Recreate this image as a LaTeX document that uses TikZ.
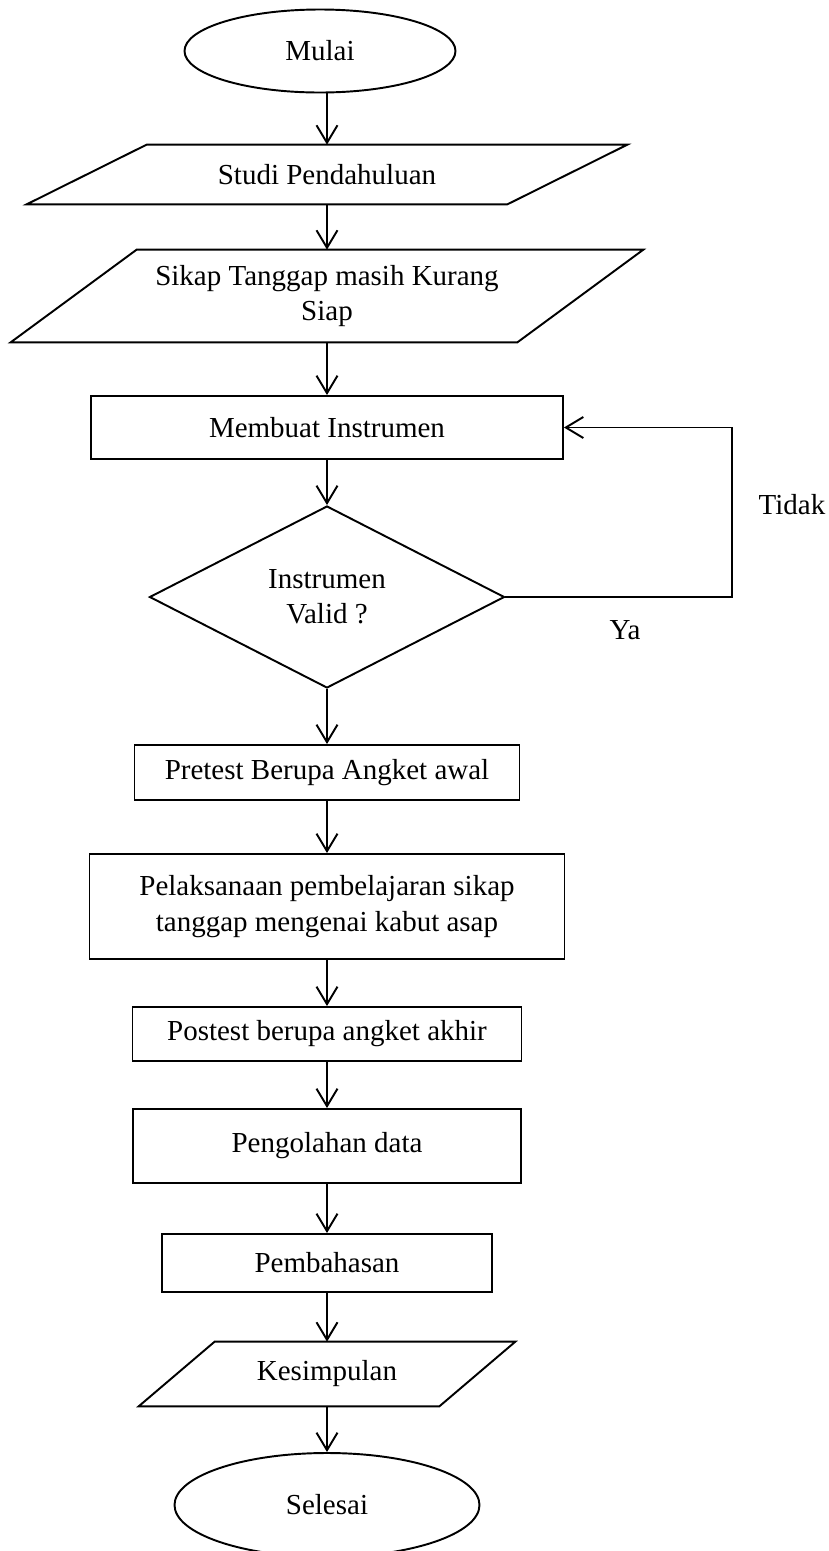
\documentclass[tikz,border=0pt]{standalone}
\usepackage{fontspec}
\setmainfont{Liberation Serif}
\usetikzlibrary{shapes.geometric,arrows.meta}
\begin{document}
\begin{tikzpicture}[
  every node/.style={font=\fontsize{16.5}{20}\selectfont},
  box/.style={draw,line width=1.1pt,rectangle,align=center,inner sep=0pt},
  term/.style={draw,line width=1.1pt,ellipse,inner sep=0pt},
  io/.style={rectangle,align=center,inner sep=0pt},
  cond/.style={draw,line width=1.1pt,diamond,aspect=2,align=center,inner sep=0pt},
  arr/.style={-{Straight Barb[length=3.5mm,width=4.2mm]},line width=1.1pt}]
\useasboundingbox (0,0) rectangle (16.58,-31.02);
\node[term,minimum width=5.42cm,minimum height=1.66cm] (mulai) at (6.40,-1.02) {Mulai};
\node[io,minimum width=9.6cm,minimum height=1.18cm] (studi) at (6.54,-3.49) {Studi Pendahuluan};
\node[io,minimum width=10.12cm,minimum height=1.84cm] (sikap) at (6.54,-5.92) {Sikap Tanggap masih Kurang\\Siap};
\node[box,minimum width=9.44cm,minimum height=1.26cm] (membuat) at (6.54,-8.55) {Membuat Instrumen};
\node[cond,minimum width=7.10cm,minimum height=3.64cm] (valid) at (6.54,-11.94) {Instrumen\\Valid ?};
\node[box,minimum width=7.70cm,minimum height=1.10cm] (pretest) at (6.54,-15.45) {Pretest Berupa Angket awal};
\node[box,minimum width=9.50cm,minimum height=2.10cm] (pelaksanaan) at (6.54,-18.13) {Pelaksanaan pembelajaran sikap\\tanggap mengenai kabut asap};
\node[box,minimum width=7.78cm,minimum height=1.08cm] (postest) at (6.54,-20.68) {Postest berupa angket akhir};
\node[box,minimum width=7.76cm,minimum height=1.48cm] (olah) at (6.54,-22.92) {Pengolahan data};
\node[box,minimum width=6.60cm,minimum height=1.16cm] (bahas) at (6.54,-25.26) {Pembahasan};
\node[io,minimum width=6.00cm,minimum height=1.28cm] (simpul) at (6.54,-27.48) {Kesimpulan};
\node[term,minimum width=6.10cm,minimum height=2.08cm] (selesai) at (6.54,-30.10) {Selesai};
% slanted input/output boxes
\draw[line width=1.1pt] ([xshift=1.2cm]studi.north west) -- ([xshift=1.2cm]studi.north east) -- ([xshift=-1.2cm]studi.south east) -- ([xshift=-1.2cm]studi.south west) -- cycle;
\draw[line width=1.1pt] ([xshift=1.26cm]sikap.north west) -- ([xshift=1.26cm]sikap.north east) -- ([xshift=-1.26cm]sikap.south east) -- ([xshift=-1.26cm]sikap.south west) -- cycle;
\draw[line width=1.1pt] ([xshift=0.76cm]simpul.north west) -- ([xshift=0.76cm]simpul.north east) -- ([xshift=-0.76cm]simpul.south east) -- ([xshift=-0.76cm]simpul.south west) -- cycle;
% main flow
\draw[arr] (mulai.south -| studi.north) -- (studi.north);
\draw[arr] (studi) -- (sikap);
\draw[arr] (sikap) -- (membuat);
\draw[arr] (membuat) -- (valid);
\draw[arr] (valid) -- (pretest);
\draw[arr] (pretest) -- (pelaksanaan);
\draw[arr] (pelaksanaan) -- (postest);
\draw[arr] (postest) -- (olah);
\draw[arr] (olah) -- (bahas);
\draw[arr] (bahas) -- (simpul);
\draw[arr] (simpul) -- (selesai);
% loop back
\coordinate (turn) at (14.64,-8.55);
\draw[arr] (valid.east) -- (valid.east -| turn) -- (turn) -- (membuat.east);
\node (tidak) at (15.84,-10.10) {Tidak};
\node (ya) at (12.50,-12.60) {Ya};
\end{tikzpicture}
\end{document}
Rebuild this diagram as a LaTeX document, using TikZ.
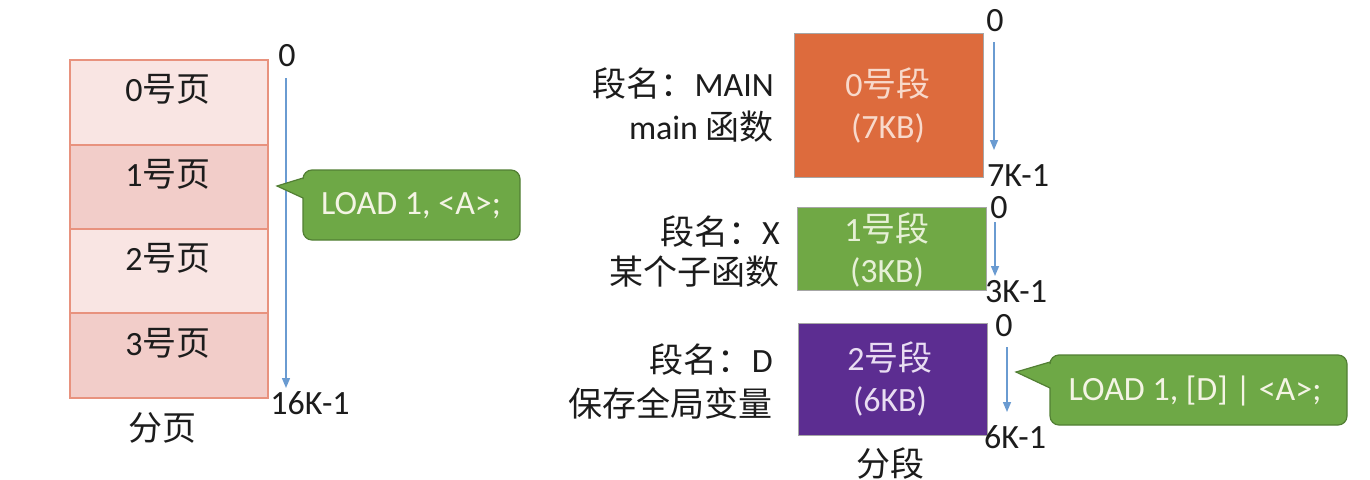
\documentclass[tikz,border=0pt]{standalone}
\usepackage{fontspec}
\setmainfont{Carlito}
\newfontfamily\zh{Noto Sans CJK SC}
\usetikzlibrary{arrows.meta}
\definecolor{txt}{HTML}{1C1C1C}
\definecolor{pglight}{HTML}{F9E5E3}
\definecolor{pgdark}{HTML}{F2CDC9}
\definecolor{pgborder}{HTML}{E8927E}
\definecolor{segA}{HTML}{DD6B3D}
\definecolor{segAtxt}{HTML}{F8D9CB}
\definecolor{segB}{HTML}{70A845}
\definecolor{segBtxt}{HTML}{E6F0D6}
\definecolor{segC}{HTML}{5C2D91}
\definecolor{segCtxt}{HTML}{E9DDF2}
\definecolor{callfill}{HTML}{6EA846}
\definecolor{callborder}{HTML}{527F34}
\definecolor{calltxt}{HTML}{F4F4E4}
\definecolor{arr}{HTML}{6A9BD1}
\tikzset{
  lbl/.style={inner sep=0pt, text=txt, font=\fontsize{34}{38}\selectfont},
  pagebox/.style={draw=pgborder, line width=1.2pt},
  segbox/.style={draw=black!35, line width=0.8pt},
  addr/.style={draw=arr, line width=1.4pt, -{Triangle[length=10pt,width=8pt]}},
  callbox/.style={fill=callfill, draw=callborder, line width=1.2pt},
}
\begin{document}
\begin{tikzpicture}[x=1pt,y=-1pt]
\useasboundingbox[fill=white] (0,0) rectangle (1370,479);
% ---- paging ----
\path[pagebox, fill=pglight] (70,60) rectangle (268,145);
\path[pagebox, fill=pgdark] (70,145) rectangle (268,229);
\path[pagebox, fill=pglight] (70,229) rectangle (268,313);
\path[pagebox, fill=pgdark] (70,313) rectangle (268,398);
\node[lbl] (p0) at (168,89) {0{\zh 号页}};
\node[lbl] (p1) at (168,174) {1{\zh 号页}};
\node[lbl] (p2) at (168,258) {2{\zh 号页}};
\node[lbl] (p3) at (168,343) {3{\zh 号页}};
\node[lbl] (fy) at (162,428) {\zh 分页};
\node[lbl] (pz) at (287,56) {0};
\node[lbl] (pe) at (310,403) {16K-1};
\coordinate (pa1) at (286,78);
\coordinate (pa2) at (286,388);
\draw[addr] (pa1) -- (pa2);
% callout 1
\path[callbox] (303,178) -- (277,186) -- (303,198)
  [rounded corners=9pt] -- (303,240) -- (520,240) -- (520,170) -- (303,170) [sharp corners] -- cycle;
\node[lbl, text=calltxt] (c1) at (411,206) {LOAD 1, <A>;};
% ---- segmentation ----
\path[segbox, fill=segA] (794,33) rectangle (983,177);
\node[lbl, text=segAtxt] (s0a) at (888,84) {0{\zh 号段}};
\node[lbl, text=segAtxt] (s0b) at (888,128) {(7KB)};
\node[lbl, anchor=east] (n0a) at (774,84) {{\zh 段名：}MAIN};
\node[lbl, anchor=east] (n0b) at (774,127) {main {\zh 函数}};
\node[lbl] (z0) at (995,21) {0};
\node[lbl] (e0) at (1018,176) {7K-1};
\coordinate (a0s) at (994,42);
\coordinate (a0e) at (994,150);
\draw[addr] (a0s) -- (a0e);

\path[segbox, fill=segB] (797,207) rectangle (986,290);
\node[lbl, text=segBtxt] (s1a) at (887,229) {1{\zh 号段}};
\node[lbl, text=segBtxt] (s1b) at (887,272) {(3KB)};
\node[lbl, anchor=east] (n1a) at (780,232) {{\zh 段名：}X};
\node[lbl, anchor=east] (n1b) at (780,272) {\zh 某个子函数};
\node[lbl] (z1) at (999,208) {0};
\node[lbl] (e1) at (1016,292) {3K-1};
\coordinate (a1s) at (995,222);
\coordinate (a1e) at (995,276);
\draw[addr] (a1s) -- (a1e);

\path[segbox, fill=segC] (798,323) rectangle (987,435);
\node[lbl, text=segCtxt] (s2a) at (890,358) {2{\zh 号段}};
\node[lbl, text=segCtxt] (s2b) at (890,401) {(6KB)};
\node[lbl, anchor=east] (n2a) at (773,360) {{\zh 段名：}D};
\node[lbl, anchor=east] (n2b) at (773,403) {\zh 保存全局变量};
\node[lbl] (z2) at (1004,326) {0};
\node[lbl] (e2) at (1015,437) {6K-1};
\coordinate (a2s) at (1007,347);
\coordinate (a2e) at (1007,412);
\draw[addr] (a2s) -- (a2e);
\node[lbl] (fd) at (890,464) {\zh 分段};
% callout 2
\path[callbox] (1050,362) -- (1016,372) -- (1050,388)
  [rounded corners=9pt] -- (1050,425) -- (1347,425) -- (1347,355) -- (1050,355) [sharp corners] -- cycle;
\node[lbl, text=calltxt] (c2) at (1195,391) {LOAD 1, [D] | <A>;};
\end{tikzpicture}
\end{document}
----
Copy each line of the data that contains the word "LaTeX".

Recreate this image as a LaTeX document that uses TikZ.
Rebuild this diagram as a LaTeX document, using TikZ.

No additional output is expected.